DIRECTION —
Print the material below exactly as it stands, please, from its first line to the line holding "['.6', '.8', '1.0', '1.2', '1.4', '1.6', '1.8', '2.0'];", with no pictures.

## begin

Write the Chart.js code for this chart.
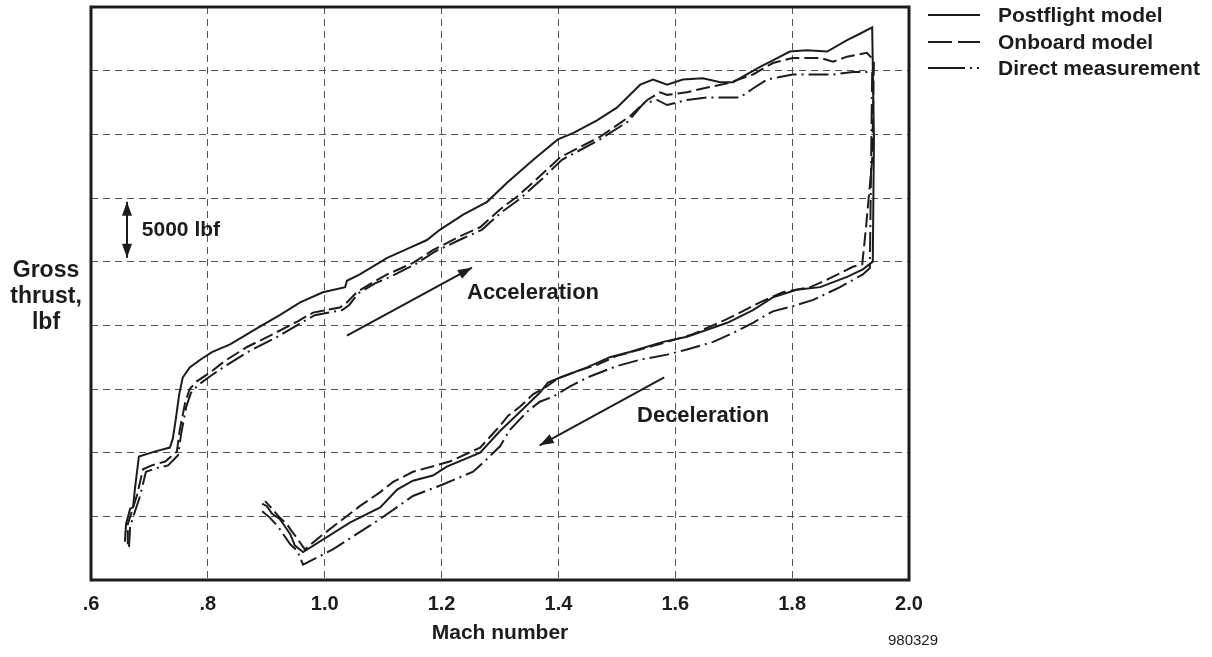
<!DOCTYPE html>
<html>
<head>
<meta charset="utf-8">
<title>Gross thrust vs Mach number</title>
<script src="https://cdn.jsdelivr.net/npm/chart.js@4.4.1/dist/chart.umd.min.js"></script>
<style>
  body { margin: 0; background: #fff; }
  #wrap { position: relative; width: 1212px; height: 657px; }
</style>
</head>
<body>
<div id="wrap"><canvas id="thrustChart"></canvas></div>
<script>
// x axis tick labels (Mach number)
var xTickLabels = ['.6', '.8', '1.0', '1.2', '1.4', '1.6', '1.8', '2.0'];

// Postflight model (solid)
var postMach = [0.658,0.660,0.667,0.672,0.675,0.682,0.710,0.735,0.740,0.745,0.751,0.757,0.769,0.787,0.807,0.838,0.889,0.923,0.958,0.997,1.035,1.038,1.060,1.107,1.146,1.175,1.197,1.237,1.278,1.312,1.357,1.399,1.425,1.466,1.500,1.540,1.562,1.586,1.613,1.647,1.677,1.699,1.745,1.767,1.796,1.825,1.860,1.894,1.916,1.937,1.940,1.938,1.921,1.894,1.848,1.808,1.767,1.733,1.689,1.620,1.579,1.522,1.488,1.449,1.403,1.382,1.368,1.334,1.300,1.266,1.209,1.185,1.151,1.124,1.095,1.043,0.963,0.949,0.941,0.932,0.923,0.910,0.901,0.893];
var postThrust = [3000,4400,5600,5700,7100,9700,10100,10400,11100,12600,14600,15900,16700,17300,17900,18500,19900,20800,21800,22600,23000,23500,24000,25300,26100,26700,27500,28700,29700,31200,33000,34600,35100,36100,37100,38900,39300,38900,39300,39400,39100,39100,40300,40800,41500,41600,41500,42400,42900,43400,34600,25000,24400,23800,23000,22800,22200,21200,20200,19100,18700,17900,17500,16700,15900,15500,14700,13200,11700,10000,8900,8200,7800,7100,5700,4500,2200,2700,3600,4200,4800,5200,5800,6000];

// Onboard model (dashed)
var obMach = [0.663,0.663,0.670,0.679,0.689,0.704,0.727,0.747,0.752,0.761,0.769,0.781,0.804,0.829,0.867,0.911,0.953,0.980,1.026,1.038,1.055,1.083,1.107,1.151,1.185,1.232,1.266,1.300,1.329,1.368,1.403,1.471,1.522,1.552,1.574,1.586,1.620,1.647,1.689,1.733,1.767,1.801,1.848,1.870,1.894,1.928,1.940,1.937,1.926,1.920,1.904,1.865,1.831,1.784,1.745,1.689,1.630,1.586,1.540,1.500,1.466,1.432,1.398,1.380,1.357,1.334,1.314,1.300,1.266,1.214,1.151,1.117,1.095,1.060,0.992,0.966,0.954,0.944,0.935,0.923,0.910,0.898];
var obThrust = [2800,4400,5400,6700,8700,9000,9300,10100,11800,13900,15000,15600,16300,17200,18300,19300,20300,21000,21400,21800,22600,23400,24000,24900,25900,27000,27700,29100,30100,31700,33200,34800,36400,37700,38300,38100,38300,38600,39000,39700,40600,41000,41000,40700,41100,41400,40800,33000,27500,24800,24600,23700,23000,22600,21800,20500,19300,18700,18100,17600,16900,16400,15800,15200,14600,13600,12900,12100,10400,9300,8500,7700,6900,5800,3400,2400,3200,3800,4400,4900,5600,6200];

// Direct measurement (dash-dot)
var dmMach = [0.665,0.667,0.674,0.684,0.694,0.713,0.732,0.749,0.754,0.763,0.771,0.783,0.807,0.833,0.872,0.915,0.956,0.983,1.030,1.042,1.057,1.086,1.112,1.155,1.189,1.235,1.269,1.303,1.333,1.372,1.406,1.471,1.519,1.545,1.569,1.586,1.620,1.654,1.689,1.711,1.733,1.757,1.779,1.801,1.836,1.870,1.904,1.937,1.935,1.933,1.921,1.882,1.836,1.801,1.767,1.733,1.699,1.665,1.620,1.586,1.540,1.500,1.449,1.420,1.391,1.368,1.346,1.317,1.300,1.271,1.254,1.202,1.151,1.095,1.014,0.963,0.953,0.941,0.932,0.920,0.906,0.893];
var dmThrust = [2600,4200,5200,6600,8500,8800,9000,9800,11400,13600,14700,15300,16100,16900,18000,19000,20100,20800,21200,21600,22500,23300,23800,24800,25800,26800,27500,28900,29900,31500,33000,34600,36000,37400,37700,37300,37700,37900,37900,37900,38600,39300,39500,39700,39700,39700,39900,39900,32200,24500,24000,23000,22000,21500,21100,20200,19400,18700,18100,17700,17300,16800,15900,15200,14400,14000,13200,11800,10500,9200,8500,7500,6600,4800,2400,1200,2300,2800,3400,4200,4900,5400];

function pairs(xs, ys) {
    return xs.map(function (x, i) { return { x: x, y: ys[i] }; });
}

var INK = '#1c1c1c';
var FONT = '"Liberation Sans", Arial, Helvetica, sans-serif';

function arrowHead(ctx, x1, y1, x2, y2) {
    var a = Math.atan2(y2 - y1, x2 - x1);
    var len = 14, w = 5;
    ctx.beginPath();
    ctx.moveTo(x2, y2);
    ctx.lineTo(x2 - len * Math.cos(a) + w * Math.sin(a), y2 - len * Math.sin(a) - w * Math.cos(a));
    ctx.lineTo(x2 - len * Math.cos(a) - w * Math.sin(a), y2 - len * Math.sin(a) + w * Math.cos(a));
    ctx.closePath();
    ctx.fill();
}

function arrow(ctx, x1, y1, x2, y2, both) {
    ctx.beginPath();
    ctx.moveTo(x1, y1);
    ctx.lineTo(x2, y2);
    ctx.stroke();
    arrowHead(ctx, x1, y1, x2, y2);
    if (both) arrowHead(ctx, x2, y2, x1, y1);
}

// box, legend, labels and arrows
var extras = {
    id: 'extras',
    afterDraw: function (chart) {
        var ctx = chart.ctx;
        var a = chart.chartArea;
        var sx = chart.scales.x, sy = chart.scales.y;
        ctx.save();
        ctx.setLineDash([]);
        ctx.strokeStyle = INK;
        ctx.fillStyle = INK;

        // frame
        ctx.lineWidth = 3;
        ctx.strokeRect(a.left, a.top, a.right - a.left, a.bottom - a.top);

        // arrows
        ctx.lineWidth = 2;
        var px = function (m) { return sx.getPixelForValue(m); };
        var py = function (t) { return sy.getPixelForValue(t); };
        arrow(ctx, px(0.6616), py(25300), px(0.6616), py(29700), true);
        arrow(ctx, px(1.038), py(19200), px(1.252), py(24530), false);
        arrow(ctx, px(1.581), py(15910), px(1.368), py(10580), false);

        ctx.textBaseline = 'middle';
        ctx.textAlign = 'left';
        ctx.font = 'bold 21px ' + FONT;
        ctx.fillText('5000 lbf', px(0.687), py(27500));
        ctx.font = 'bold 22px ' + FONT;
        ctx.fillText('Acceleration', px(1.2435), py(22570));
        ctx.fillText('Deceleration', px(1.5345), py(12850));

        // x title
        ctx.textAlign = 'center';
        ctx.font = 'bold 21px ' + FONT;
        ctx.fillText('Mach number', (a.left + a.right) / 2, 633);

        // y title
        ctx.font = 'bold 23px ' + FONT;
        ctx.fillText('Gross', 46, 271);
        ctx.fillText('thrust,', 46, 297);
        ctx.fillText('lbf', 46, 323);

        // legend
        var lx = 928, tx = 998;
        ctx.font = 'bold 21px ' + FONT;
        ctx.textAlign = 'left';
        ctx.beginPath(); ctx.moveTo(lx, 15); ctx.lineTo(980, 15); ctx.stroke();
        ctx.fillText('Postflight model', tx, 16);
        ctx.beginPath(); ctx.moveTo(lx, 42); ctx.lineTo(952, 42);
        ctx.moveTo(958, 42); ctx.lineTo(980, 42); ctx.stroke();
        ctx.fillText('Onboard model', tx, 43);
        ctx.beginPath(); ctx.moveTo(lx, 68); ctx.lineTo(965, 68); ctx.stroke();
        ctx.fillRect(970, 67, 2, 2);
        ctx.fillRect(977, 67, 2, 2);
        ctx.fillText('Direct measurement', tx, 69);

        // figure number
        ctx.font = '15px ' + FONT;
        ctx.textAlign = 'center';
        ctx.fillText('980329', 913, 641);
        ctx.restore();
    }
};

var lineStyle = {
    showLine: true,
    pointRadius: 0,
    borderColor: INK,
    borderWidth: 2,
    fill: false,
    tension: 0
};

new Chart(document.getElementById('thrustChart'), {
    type: 'scatter',
    data: {
        datasets: [
            Object.assign({ label: 'Postflight model', data: pairs(postMach, postThrust) }, lineStyle),
            Object.assign({ label: 'Onboard model', data: pairs(obMach, obThrust), borderDash: [14, 5] }, lineStyle),
            Object.assign({ label: 'Direct measurement', data: pairs(dmMach, dmThrust), borderDash: [20, 5, 2, 5] }, lineStyle)
        ]
    },
    options: {
        responsive: true,
        maintainAspectRatio: false,
        animation: false,
        layout: { padding: { left: 91, right: 303, top: 7, bottom: 29 } },
        plugins: { legend: { display: false }, tooltip: { enabled: false } },
        scales: {
            x: {
                type: 'linear',
                min: 0.6,
                max: 2.0,
                ticks: {
                    stepSize: 0.2,
                    padding: 12,
                    color: INK,
                    font: { family: FONT, size: 20, weight: 'bold' },
                    callback: function (v, i) { return xTickLabels[i]; }
                },
                grid: { color: '#555', lineWidth: 1, drawTicks: false },
                border: { display: false, dash: [7, 5] }
            },
            y: {
                min: 0,
                max: 45000,
                ticks: { stepSize: 5000, display: false },
                grid: { color: '#555', lineWidth: 1, drawTicks: false },
                border: { display: false, dash: [7, 5] }
            }
        }
    },
    plugins: [extras]
});
</script>
</body>
</html>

## end

CORRECT RESPONSE —
Write the Chart.js code for this chart.
<!DOCTYPE html>
<html>
<head>
<meta charset="utf-8">
<title>Gross thrust vs Mach number</title>
<script src="https://cdn.jsdelivr.net/npm/chart.js@4.4.1/dist/chart.umd.min.js"></script>
<style>
  body { margin: 0; background: #fff; }
  #wrap { position: relative; width: 1212px; height: 657px; }
</style>
</head>
<body>
<div id="wrap"><canvas id="thrustChart"></canvas></div>
<script>
// x axis tick labels (Mach number)
var xTickLabels = ['.6', '.8', '1.0', '1.2', '1.4', '1.6', '1.8', '2.0'];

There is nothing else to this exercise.